- **WHAT IS BEING ASKED**: Copy all lines in which the word "React" can be found.

- **GIVEN DATA**:
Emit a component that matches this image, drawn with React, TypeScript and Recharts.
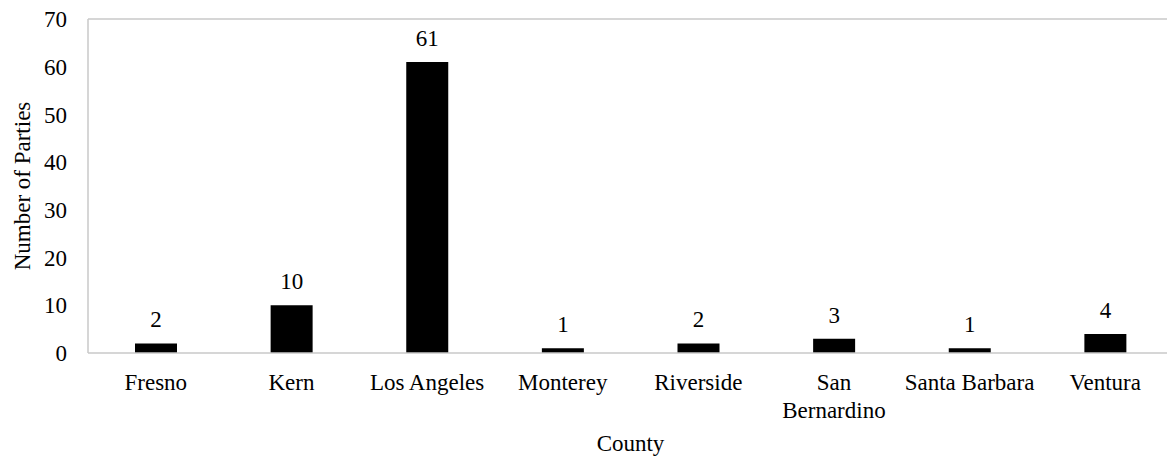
import React from 'react';
import {
  BarChart,
  Bar,
  XAxis,
  YAxis,
  ReferenceLine,
  LabelList,
} from 'recharts';

const counties = [
  'Fresno',
  'Kern',
  'Los Angeles',
  'Monterey',
  'Riverside',
  'San Bernardino',
  'Santa Barbara',
  'Ventura',
];
const parties = [2, 10, 61, 1, 2, 3, 1, 4];
const yTicks = [0, 10, 20, 30, 40, 50, 60, 70];

const data = counties.map((county, i) => ({ county, parties: parties[i] }));

const FONT = "'Liberation Serif', 'Times New Roman', Times, serif";
const FONT_SIZE = 23;
const AXIS_GRAY = '#c9c9c9';
const TICK_WRAP = 138;

// greedy word wrap using canvas text metrics
let measureCtx: CanvasRenderingContext2D | null = null;
const wrapLabel = (label: string): string[] => {
  if (!measureCtx) {
    measureCtx = document.createElement('canvas').getContext('2d');
  }
  if (!measureCtx) return [label];
  measureCtx.font = `${FONT_SIZE}px ${FONT}`;
  const lines: string[] = [];
  let current = '';
  label.split(' ').forEach((word) => {
    const next = current ? `${current} ${word}` : word;
    if (current && measureCtx!.measureText(next).width > TICK_WRAP) {
      lines.push(current);
      current = word;
    } else {
      current = next;
    }
  });
  if (current) lines.push(current);
  return lines;
};

const CountyTick = (props: any) => {
  const { x, y, payload } = props;
  const lines = wrapLabel(String(payload.value));
  return (
    <text
      x={x}
      y={y}
      textAnchor="middle"
      fill="#000"
      style={{ fontFamily: FONT, fontSize: FONT_SIZE }}
    >
      {lines.map((line, i) => (
        <tspan key={line} x={x} dy={i === 0 ? '0.71em' : 28}>
          {line}
        </tspan>
      ))}
    </text>
  );
};

const App: React.FC = () => {
  return (
    <div
      style={{
        position: 'absolute',
        left: 0,
        top: 0,
        width: 1167,
        height: 459,
        overflow: 'hidden',
        background: '#fff',
        fontFamily: FONT,
      }}
    >
      <BarChart
        width={1180}
        height={459}
        data={data}
        margin={{ top: 19, right: 7, left: 28, bottom: 0 }}
      >
        <XAxis
          dataKey="county"
          height={106}
          tickLine={false}
          tickSize={0}
          tickMargin={21}
          axisLine={{ stroke: AXIS_GRAY, strokeWidth: 1.5 }}
          tick={<CountyTick />}
          interval={0}
          label={{
            value: 'County',
            position: 'insideBottom',
            offset: 8,
            fill: '#000',
            style: { fontFamily: FONT, fontSize: FONT_SIZE },
          }}
        />
        <YAxis
          width={60}
          domain={[0, 70]}
          ticks={yTicks}
          tickLine={false}
          tickSize={0}
          tickMargin={21}
          axisLine={{ stroke: AXIS_GRAY, strokeWidth: 1.5 }}
          tick={{ fill: '#000', fontSize: FONT_SIZE, fontFamily: FONT }}
          label={{
            value: 'Number of Parties',
            angle: -90,
            position: 'insideLeft',
            offset: -6,
            fill: '#000',
            style: { fontFamily: FONT, fontSize: FONT_SIZE, textAnchor: 'middle' },
          }}
        />
        <ReferenceLine y={70} stroke={AXIS_GRAY} strokeWidth={1.5} />
        <Bar dataKey="parties" fill="#000" barSize={42} isAnimationActive={false}>
          <LabelList
            dataKey="parties"
            position="top"
            offset={16}
            fill="#000"
            style={{ fontFamily: FONT, fontSize: FONT_SIZE }}
          />
        </Bar>
      </BarChart>
    </div>
  );
};

export default App;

- **EXPECTED OUTPUT**:
Emit a component that matches this image, drawn with React, TypeScript and Recharts.
import React from 'react';
const App: React.FC = () => {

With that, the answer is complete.